Apabila orang tua terlalu keras terhadap anak, ada 2 kemungkinan yang mungkin terjadi pada diri anak. Pertama, anak menjadi takut dan menghindari orang tuanya. Jika sudah begini, bonding yang sudah terbangun mungkin akan perlahan memudar dan anak menjadi semakin jauh dengan orang tua. Akibatnya, anak akan semakin sulit untuk menuruti perintah orang tua.

Kedua, anak justru akan semakin memberontak karena merasa emosionalnya tidak bisa tersalurkan serta dipahami oleh orang tuanya. Dalam jangka panjang, apabila orang tua terlalu sering membentak anak, sangat mungkin terjadi kerusakan komponen di otak anak dan menimbulkan trauma berkepanjangan.
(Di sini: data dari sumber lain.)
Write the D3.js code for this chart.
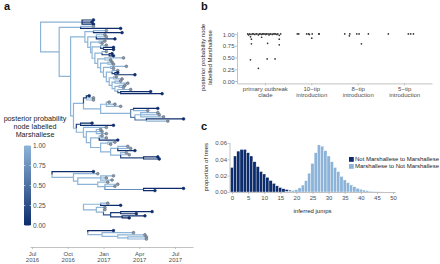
<!DOCTYPE html>
<html><head><meta charset="utf-8">
<script src="https://cdn.jsdelivr.net/npm/d3@7"></script>
<style>body{margin:0;background:#fff}svg{display:block}</style>
</head><body><svg id="c" width="440" height="264"></svg>
<script>
// ---------- DATA ----------
// Trees: node = [date (decimal year), posterior prob. Marshallese, ...children]; tip = [date, prob]
const cladeC =
[2016.87,1,
 [2016.93,1,[2017.02,1],[2017.13,0]],
 [2016.89,1,
  [2016.95,1,[2017.01,1],[2017.02,1],[2017.08,0]],
  [2016.91,1,
   [2016.97,1,[2017.01,1],[2016.99,1]],
   [2016.92,1,
    [2016.98,1,[2017.02,1],[2017.00,0.3,[2017.07,0],[2017.07,0]]],
    [2016.94,1,
     [2016.99,1,[2017.02,1],[2017.04,0.1,[2017.06,0],[2017.07,0]]],
     [2016.96,1,
      [2017.01,1,[2017.14,1],[2017.05,1]],
      [2016.98,1,
       [2017.03,1,[2017.06,1],[2017.07,1]],
       [2017.00,1,
        [2017.05,1,[2017.16,1],[2017.07,1]],
        [2017.02,1,
         [2017.06,1,[2017.10,1],[2017.08,0.2,[2017.10,0],[2017.22,0]]],
         [2017.04,1,
          [2017.07,1,[2017.09,1],[2017.13,1]],
          [2017.06,1,
           [2017.08,1,[2017.12,1],[2017.17,1]],
           [2017.08,1,
            [2017.11,1,[2017.15,1],[2017.14,1]],
            [2017.10,1,[2017.19,1],[2017.12,0.3,[2017.33,0],[2017.41,0]]]
           ]
          ]
         ]
        ]
       ]
      ]
     ]
    ]
   ]
  ]
 ]
];
const cladeD = [2016.86,1,
  [2016.88,0.2,[2016.90,0],[2016.93,1],[2016.93,1]],
  [2016.98,1,
    [2017.02,1,[2017.04,1],[2017.08,1],[2017.12,1]],
    [2017.19,1,
      [2017.21,0.6,[2017.38,0],[2017.31,1]],
      [2017.22,0.6,
        [2017.26,1,[2017.38,1],[2017.39,1],[2017.42,1]],
        [2017.30,0.5,[2017.56,0],[2017.45,1]]
      ]
    ]
  ]
];
const cladeE = [2016.81,1,
  [2016.84,0.1,[2016.92,0],[2017.07,0]],
  [2016.86,1,[2017.02,1],
    [2016.88,1,
      [2016.95,1,[2016.98,1],[2016.99,1],[2017.02,1]],
      [2016.91,1,
        [2016.97,1,[2016.99,1],[2017.02,1],[2017.10,0]],
        [2016.98,1,
          [2017.03,1,[2017.08,1],[2017.05,1]],
          [2017.05,1,
            [2017.10,1,[2017.17,1],[2017.19,1],[2017.22,0]],
            [2017.12,1,[2017.16,1],[2017.18,1],[2017.28,0.2,[2017.38,0],[2017.39,0]]]
          ]
        ]
      ]
    ]
  ]
];
const mainTree = [2016.56,1,
  [2016.85,1,[2016.93,0],[2016.92,0],[2016.93,0]],
  [2016.69,1,
    [2016.84,1,[2016.93,1],[2017.12,0]],
    [2016.77,1, cladeC, [2016.79,1, cladeD, cladeE]]
  ]
];
const tree10 = [2016.64,1,
  [2016.93,0],
  [2016.79,1,
    [2016.96,1],
    [2016.82,1,
      [2016.98,1,[2017.07,1],[2017.02,1],[2017.06,1]],
      [2016.96,1,
        [2017.03,1],
        [2017.01,1,[2017.10,1],[2017.08,1],[2017.28,0.7,[2017.56,0],[2017.36,0]]]
      ]
    ]
  ]
];
const tree8 = [2016.86,1,
  [2016.98,1,[2017.03,1],[2017.12,0]],
  [2016.95,1,[2017.01,1],
    [2017.00,1,[2017.01,1],
      [2017.05,0.3,
        [2017.12,0.1,[2017.34,0],[2017.23,0]],
        [2017.13,0.1,[2017.29,0],[2017.18,0]]
      ]
    ]
  ]
];
const tree5 = [2016.89,1,
  [2017.07,0],
  [2016.99,1,[2017.21,1],
    [2017.10,1,[2017.29,1],
      [2017.17,1,[2017.30,1],[2017.30,1]]
    ]
  ]
];

const dateTicks = [2016.5, 2016.75, 2017.0, 2017.25, 2017.5];
const dateTickLabels = [["Jul","2016"],["Oct","2016"],["Jan","2017"],["Apr","2017"],["Jul","2017"]];
const probTicks = [0, 0.25, 0.5, 0.75, 1];

// Panel b
const bCategories = ["primary outbreak clade","10−tip introduction","8−tip introduction","5−tip introduction"];
const bCatLabels = [["primary outbreak","clade"],["10−tip","introduction"],["8−tip","introduction"],["5−tip","introduction"]];
const primaryJitter = [-0.37,-0.35,-0.33,-0.30,-0.27,-0.25,-0.22,-0.19,-0.17,-0.14,-0.12,-0.10,-0.07,-0.05,-0.03,0.00,0.02,0.04,0.07,0.09,0.11,0.13,0.16,0.18,0.21,0.23,0.26,0.28,0.31,0.34,
  -0.31,-0.29,-0.29,-0.31,-0.14,-0.07,0.06,0.05,0.22,0.31,0.31];
const primaryProb = [1.00,0.98,1.00,0.99,1.00,1.00,0.99,1.00,1.00,0.98,1.00,1.00,0.99,1.00,1.00,1.00,0.99,1.00,1.00,0.98,1.00,1.00,0.99,1.00,1.00,1.00,0.99,1.00,0.97,1.00,
  0.94,0.89,0.79,0.45,0.27,0.93,0.80,0.47,0.47,0.89,0.77];
const intro10Jitter = [-0.30,-0.27,-0.10,-0.06,-0.04,0.02,0.01,0.16,0.17];
const intro10Prob = [1,1,1,1,0.99,1,0.91,1,1];
const intro8Jitter = [-0.28,-0.18,-0.17,-0.02,0.03,0.08,0.23];
const intro8Prob = [1,0.96,1,1,1,0.79,1];
const intro5Jitter = [-0.34,0.09,0.14,0.20];
const intro5Prob = [1,1,1,1];

// Panel c
const jumpsNotToM = [0,1,2,3,4,5,6,7,8,9,10,11,12,13,14,15,16,17,18,19,20,21,22];
const propNotToM = [0.030,0.044,0.050,0.052,0.052,0.048,0.044,0.037,0.031,0.025,0.022,0.018,0.014,0.0105,0.0075,0.0055,0.004,0.003,0.0022,0.0015,0.001,0.0006,0.0003];
const jumpsMToNot = [17,18,19,20,21,22,23,24,25,26,27,28,29,30,31,32,33,34,35,36,37,38,39,40,41,42,43,44,45,46,47];
const propMToNot = [0.0004,0.0008,0.0015,0.0028,0.0050,0.0085,0.0138,0.023,0.035,0.048,0.0575,0.056,0.0505,0.044,0.037,0.030,0.025,0.019,0.0147,0.0114,0.0086,0.0065,0.0045,0.0033,0.0024,0.0016,0.001,0.0007,0.0004,0.0002,0.0001];
const jumpTicks = [0,5,10,15,20,25,30,35,40,45,50];
const propTicks = [0,0.02,0.04,0.06];
const legendLabels = ["Not Marshallese to Marshallese","Marshallese to Not Marshallese"];

// ---------- STYLE ----------
const FONT = "'Liberation Sans', Arial, Helvetica, sans-serif";
const colLight = "#8db4d8", colDark = "#0d2c6b";
const tickCol = "#4d4d4d", axisCol = "#b3b3b3", titleCol = "#222";
const svg = d3.select("#c").style("font-family", FONT);
const pCol = d3.scaleLinear().domain([0,1]).range([colDark, colLight]).interpolate(d3.interpolateRgb);

function styleAxis(g, fs){
  g.attr("font-family", FONT).attr("font-size", fs);
  g.select(".domain").attr("stroke", axisCol).attr("stroke-width", 0.8);
  g.selectAll(".tick line").attr("stroke", axisCol).attr("stroke-width", 0.8);
  g.selectAll(".tick text").attr("fill", tickCol);
}

// ---------- PANEL A ----------
const xT = d3.scaleLinear().domain([2016.486, 2017.626]).range([30, 193]);
let slot = 0;
const roots = [mainTree, tree10, tree8, tree5].map(t => {
  const r = d3.hierarchy(t, d => d.length > 2 ? d.slice(2) : null);
  r.leaves().forEach(l => { l.slot = slot++; });
  slot += 5;
  return r;
});
const yT = d3.scaleLinear().domain([0, slot - 6]).range([20, 239]);
const gTree = svg.append("g");
const allLinks = [], allTips = [];
roots.forEach(r => {
  r.eachAfter(n => {
    n.px = xT(n.data[0]);
    n.py = n.children ? d3.mean(n.children, c => c.py) : yT(n.slot);
  });
  r.descendants().forEach(n => { if (n.parent) allLinks.push(n); });
  r.leaves().forEach(l => allTips.push(l));
});
allLinks.sort((a,b) => b.data[1] - a.data[1]);
gTree.selectAll("path.br").data(allLinks).join("path").attr("class","br")
  .attr("d", n => `M${n.parent.px},${n.parent.py}V${n.py}H${n.px}`)
  .attr("fill","none").attr("stroke", n => pCol(n.data[1])).attr("stroke-width", 1.2);
gTree.selectAll("circle.tip").data(allTips).join("circle").attr("class","tip")
  .attr("cx", n => n.px).attr("cy", n => n.py).attr("r", 1.4)
  .attr("fill", n => n.data[1] < 0.5 ? colDark : "#8e99a8")
  .attr("stroke", n => n.data[1] < 0.5 ? colDark : "#4f5b6b").attr("stroke-width", 0.5);

const axA = svg.append("g").attr("transform","translate(0,247)")
  .call(d3.axisBottom(xT).tickValues(dateTicks).tickSize(2).tickSizeOuter(0).tickFormat(""));
styleAxis(axA, 6);
axA.selectAll(".tick").each(function(d,i){
  const t = d3.select(this).append("text").attr("fill", tickCol).attr("text-anchor","middle").attr("font-size",6);
  t.append("tspan").attr("x",0).attr("y",8.5).text(dateTickLabels[i][0]);
  t.append("tspan").attr("x",0).attr("y",15).text(dateTickLabels[i][1]);
});

// colour bar
const cb = d3.scaleLinear().domain([0,1]).range([225.5,145.5]);
const grad = svg.append("defs").append("linearGradient").attr("id","cbg")
  .attr("x1",0).attr("y1",1).attr("x2",0).attr("y2",0);
grad.selectAll("stop").data(probTicks).join("stop")
  .attr("offset", d => d).attr("stop-color", d => pCol(d));
svg.append("rect").attr("x",24).attr("y",cb(1)).attr("width",7).attr("height",cb(0)-cb(1)).attr("fill","url(#cbg)");
const cbG = svg.append("g");
cbG.selectAll("line.l").data(probTicks).join("line").attr("class","l")
  .attr("x1",24).attr("x2",25.4).attr("y1",d=>cb(d)).attr("y2",d=>cb(d)).attr("stroke","#fff").attr("stroke-width",0.6);
cbG.selectAll("line.r").data(probTicks).join("line").attr("class","r")
  .attr("x1",29.6).attr("x2",31).attr("y1",d=>cb(d)).attr("y2",d=>cb(d)).attr("stroke","#fff").attr("stroke-width",0.6);
cbG.selectAll("text").data(probTicks).join("text")
  .attr("x",33).attr("y",d=>cb(d)+2.3).attr("font-size",6.5).attr("fill",tickCol).text(d=>d3.format(".2f")(d));
const cbTitle = svg.append("text").attr("font-size",7.2).attr("fill",titleCol).attr("text-anchor","middle");
["posterior probability","node labelled","Marshallese"].forEach((s,i)=>
  cbTitle.append("tspan").attr("x",35).attr("y",120.5+i*8).text(s));

// ---------- PANEL B ----------
const xB = d3.scalePoint().domain(bCategories).range([237,432]).padding(0.6);
const yB = d3.scaleLinear().domain([-0.05,1.05]).range([83.4,31.6]);
const stepB = xB.step();
const axBx = svg.append("g").attr("transform",`translate(0,${yB(-0.05)})`)
  .call(d3.axisBottom(xB).tickSize(2).tickSizeOuter(0).tickFormat(""));
styleAxis(axBx, 6);
axBx.selectAll(".tick").each(function(d,i){
  const t = d3.select(this).append("text").attr("fill", tickCol).attr("text-anchor","middle").attr("font-size",6);
  t.append("tspan").attr("x",0).attr("y",7.2).text(bCatLabels[i][0]);
  t.append("tspan").attr("x",0).attr("y",13.4).text(bCatLabels[i][1]);
});
const axBy = svg.append("g").attr("transform",`translate(${237},0)`)
  .call(d3.axisLeft(yB).tickValues(probTicks).tickSize(2).tickSizeOuter(0).tickFormat(d3.format(".2f")));
styleAxis(axBy, 6);
axBy.selectAll(".tick text").attr("x",-2.5).attr("dy","0.34em");
const bSets = [[primaryJitter,primaryProb],[intro10Jitter,intro10Prob],[intro8Jitter,intro8Prob],[intro5Jitter,intro5Prob]];
bSets.forEach((s,ci)=>{
  const pts = s[0].map((j,k)=>({j, v:s[1][k]}));
  svg.append("g").selectAll("circle").data(pts).join("circle")
    .attr("cx", p => xB(bCategories[ci]) + p.j*stepB).attr("cy", p => yB(p.v))
    .attr("r",0.85).attr("fill","#333");
});
const bTitle = svg.append("text").attr("transform",`translate(205,${(yB(-0.05)+yB(1.05))/2}) rotate(-90)`)
  .attr("text-anchor","middle").attr("font-size",6).attr("fill",titleCol);
bTitle.append("tspan").attr("x",0).attr("y",0).text("posterior probability node");
bTitle.append("tspan").attr("x",0).attr("y",7).text("labelled Marshallese");

// ---------- PANEL C ----------
const xC = d3.scaleLinear().domain([-0.6,50.6]).range([230,395]);
const yC = d3.scaleLinear().domain([0,0.0605]).range([192,142.5]);
const drawBars = (js, ps, col) => svg.append("g").selectAll("rect").data(js.map((j,k)=>({j,p:ps[k]}))).join("rect")
  .attr("x", d => xC(d.j-0.5)).attr("width", d => xC(d.j+0.5)-xC(d.j-0.5))
  .attr("y", d => yC(d.p)).attr("height", d => yC(0)-yC(d.p))
  .attr("fill", col).attr("stroke","#fff").attr("stroke-width",0.35);
drawBars(jumpsNotToM, propNotToM, colDark);
drawBars(jumpsMToNot, propMToNot, colLight);
const axCx = svg.append("g").attr("transform",`translate(0,${yC(0)})`)
  .call(d3.axisBottom(xC).tickValues(jumpTicks).tickSize(2).tickSizeOuter(0));
styleAxis(axCx, 6);
axCx.selectAll(".tick text").attr("y",3.5);
const axCy = svg.append("g").attr("transform",`translate(229.5,0)`)
  .call(d3.axisLeft(yC).tickValues(propTicks).tickSize(2).tickSizeOuter(0).tickFormat(d3.format(".2f")));
styleAxis(axCy, 6);
axCy.selectAll(".tick text").attr("x",-2.5);
svg.append("text").attr("x",xC(25)).attr("y",213).attr("text-anchor","middle").attr("font-size",6).attr("fill",titleCol).text("inferred jumps");
svg.append("text").attr("transform",`translate(208,${(yC(0)+yC(0.0605))/2}) rotate(-90)`)
  .attr("text-anchor","middle").attr("font-size",6).attr("fill",titleCol).text("proportion of trees");
const leg = svg.append("g").attr("transform","translate(349,157)");
leg.selectAll("rect").data(legendLabels).join("rect")
  .attr("x",0).attr("y",(d,i)=>i*7).attr("width",4.8).attr("height",4.8)
  .attr("fill",(d,i)=> i===0 ? colDark : colLight);
leg.selectAll("text").data(legendLabels).join("text")
  .attr("x",6).attr("y",(d,i)=>i*7+4.4).attr("font-size",6).attr("fill",titleCol).text(d=>d);

// ---------- PANEL LETTERS ----------
[["a",4,10],["b",201,10],["c",201,130]].forEach(([t,x,y])=>
  svg.append("text").attr("x",x).attr("y",y).attr("font-size",11).attr("font-weight","bold").attr("fill","#111").text(t));
</script></body></html>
"Prinsipnya, perlakukan anak sebagaimana kita ingin diperlakukan. Kalau anak marah, tanyakan kenapa dia marah, beritahu kalau misalnya kita mengerti kenapa dia marah. Namun, bukan berarti juga kita langsung memberikan apa yang dia mau. Ada perbedaan tipis antara mengerti dan memberikan. Yang harus kita lakukan adalah mengerti, karena anak masih punya banyak keterbatasan untuk mengungkapkannya" tutup dr. Widia.